• Written request
Set down, exactly as written, the lines from the top of the data to the line that holds "98.75, 98.9, 99];", and omit the pictures.

• Provided data
┌──

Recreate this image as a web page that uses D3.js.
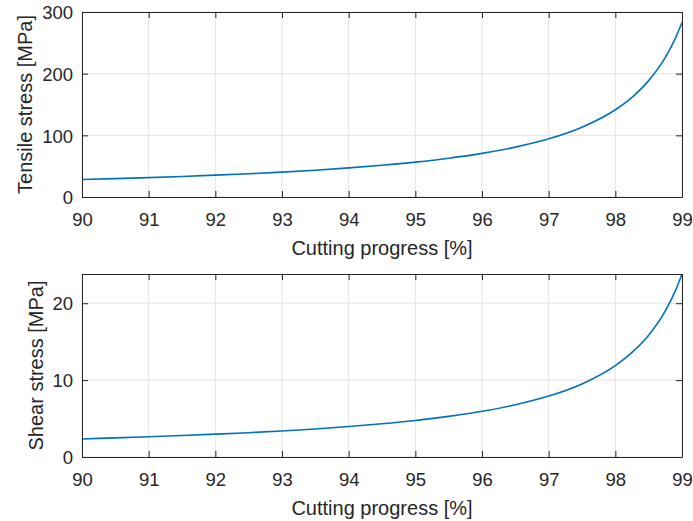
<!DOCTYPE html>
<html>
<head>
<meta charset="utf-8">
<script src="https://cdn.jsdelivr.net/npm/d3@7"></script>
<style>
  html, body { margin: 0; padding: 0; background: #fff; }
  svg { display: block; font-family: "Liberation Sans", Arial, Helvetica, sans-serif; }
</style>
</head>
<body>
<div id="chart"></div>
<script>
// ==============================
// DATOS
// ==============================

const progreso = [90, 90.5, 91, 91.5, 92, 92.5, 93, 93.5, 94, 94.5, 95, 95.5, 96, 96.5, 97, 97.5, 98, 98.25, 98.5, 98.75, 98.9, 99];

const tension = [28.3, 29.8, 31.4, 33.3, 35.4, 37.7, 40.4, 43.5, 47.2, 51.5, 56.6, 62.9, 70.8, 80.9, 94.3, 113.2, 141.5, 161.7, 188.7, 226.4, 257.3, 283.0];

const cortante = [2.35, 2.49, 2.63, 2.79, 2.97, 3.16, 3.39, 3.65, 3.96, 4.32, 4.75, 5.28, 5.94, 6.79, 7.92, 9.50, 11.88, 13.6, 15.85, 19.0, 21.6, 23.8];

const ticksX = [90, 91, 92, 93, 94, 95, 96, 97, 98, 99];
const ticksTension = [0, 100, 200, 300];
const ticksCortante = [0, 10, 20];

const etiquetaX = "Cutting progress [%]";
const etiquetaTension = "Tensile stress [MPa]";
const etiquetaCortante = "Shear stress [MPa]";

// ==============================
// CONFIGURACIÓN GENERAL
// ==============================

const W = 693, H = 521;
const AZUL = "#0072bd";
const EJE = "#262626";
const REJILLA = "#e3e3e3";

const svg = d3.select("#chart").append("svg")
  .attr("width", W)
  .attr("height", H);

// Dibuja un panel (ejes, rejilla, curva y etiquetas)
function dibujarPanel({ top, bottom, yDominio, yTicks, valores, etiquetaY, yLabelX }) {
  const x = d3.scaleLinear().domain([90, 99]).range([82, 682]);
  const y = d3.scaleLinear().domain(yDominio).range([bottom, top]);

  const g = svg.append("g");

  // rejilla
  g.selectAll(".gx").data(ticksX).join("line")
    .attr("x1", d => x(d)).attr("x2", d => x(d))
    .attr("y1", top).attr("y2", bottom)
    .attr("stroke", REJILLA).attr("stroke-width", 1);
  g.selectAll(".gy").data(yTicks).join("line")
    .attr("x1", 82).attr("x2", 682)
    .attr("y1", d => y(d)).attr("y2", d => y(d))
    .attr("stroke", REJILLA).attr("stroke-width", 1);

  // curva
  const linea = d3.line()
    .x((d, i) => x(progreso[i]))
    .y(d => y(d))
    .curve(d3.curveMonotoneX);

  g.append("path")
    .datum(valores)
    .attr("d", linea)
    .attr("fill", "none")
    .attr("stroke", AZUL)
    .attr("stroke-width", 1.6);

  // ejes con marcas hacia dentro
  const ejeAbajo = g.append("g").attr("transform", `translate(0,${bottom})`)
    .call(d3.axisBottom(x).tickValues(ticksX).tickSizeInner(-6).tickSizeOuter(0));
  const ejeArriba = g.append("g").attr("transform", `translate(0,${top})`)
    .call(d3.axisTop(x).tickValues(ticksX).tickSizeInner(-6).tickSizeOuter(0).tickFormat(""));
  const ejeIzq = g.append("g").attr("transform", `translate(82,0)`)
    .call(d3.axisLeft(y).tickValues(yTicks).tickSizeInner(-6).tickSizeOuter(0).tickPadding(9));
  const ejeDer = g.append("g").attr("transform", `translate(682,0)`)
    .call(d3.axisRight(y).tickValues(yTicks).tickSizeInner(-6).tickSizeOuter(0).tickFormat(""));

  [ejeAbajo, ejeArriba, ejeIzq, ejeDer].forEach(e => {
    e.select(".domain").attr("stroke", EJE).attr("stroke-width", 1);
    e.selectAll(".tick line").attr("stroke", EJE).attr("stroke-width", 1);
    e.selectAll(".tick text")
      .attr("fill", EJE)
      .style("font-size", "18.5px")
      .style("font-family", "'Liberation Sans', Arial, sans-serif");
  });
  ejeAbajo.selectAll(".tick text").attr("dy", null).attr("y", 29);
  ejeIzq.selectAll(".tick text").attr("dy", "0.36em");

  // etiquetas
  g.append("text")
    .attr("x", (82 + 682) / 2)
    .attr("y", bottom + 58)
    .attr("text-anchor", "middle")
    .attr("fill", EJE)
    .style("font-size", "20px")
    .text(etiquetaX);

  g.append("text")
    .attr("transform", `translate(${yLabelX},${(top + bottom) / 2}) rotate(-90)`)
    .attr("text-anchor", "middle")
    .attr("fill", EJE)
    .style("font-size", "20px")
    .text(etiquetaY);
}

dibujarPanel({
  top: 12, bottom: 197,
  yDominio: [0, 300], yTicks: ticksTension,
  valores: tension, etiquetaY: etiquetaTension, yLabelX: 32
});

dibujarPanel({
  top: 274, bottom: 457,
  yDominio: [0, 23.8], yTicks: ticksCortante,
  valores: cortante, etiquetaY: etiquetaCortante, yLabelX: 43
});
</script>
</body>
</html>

└──

• Result
Recreate this image as a web page that uses D3.js.
<!DOCTYPE html>
<html>
<head>
<meta charset="utf-8">
<script src="https://cdn.jsdelivr.net/npm/d3@7"></script>
<style>
  html, body { margin: 0; padding: 0; background: #fff; }
  svg { display: block; font-family: "Liberation Sans", Arial, Helvetica, sans-serif; }
</style>
</head>
<body>
<div id="chart"></div>
<script>
// ==============================
// DATOS
// ==============================

const progreso = [90, 90.5, 91, 91.5, 92, 92.5, 93, 93.5, 94, 94.5, 95, 95.5, 96, 96.5, 97, 97.5, 98, 98.25, 98.5, 98.75, 98.9, 99];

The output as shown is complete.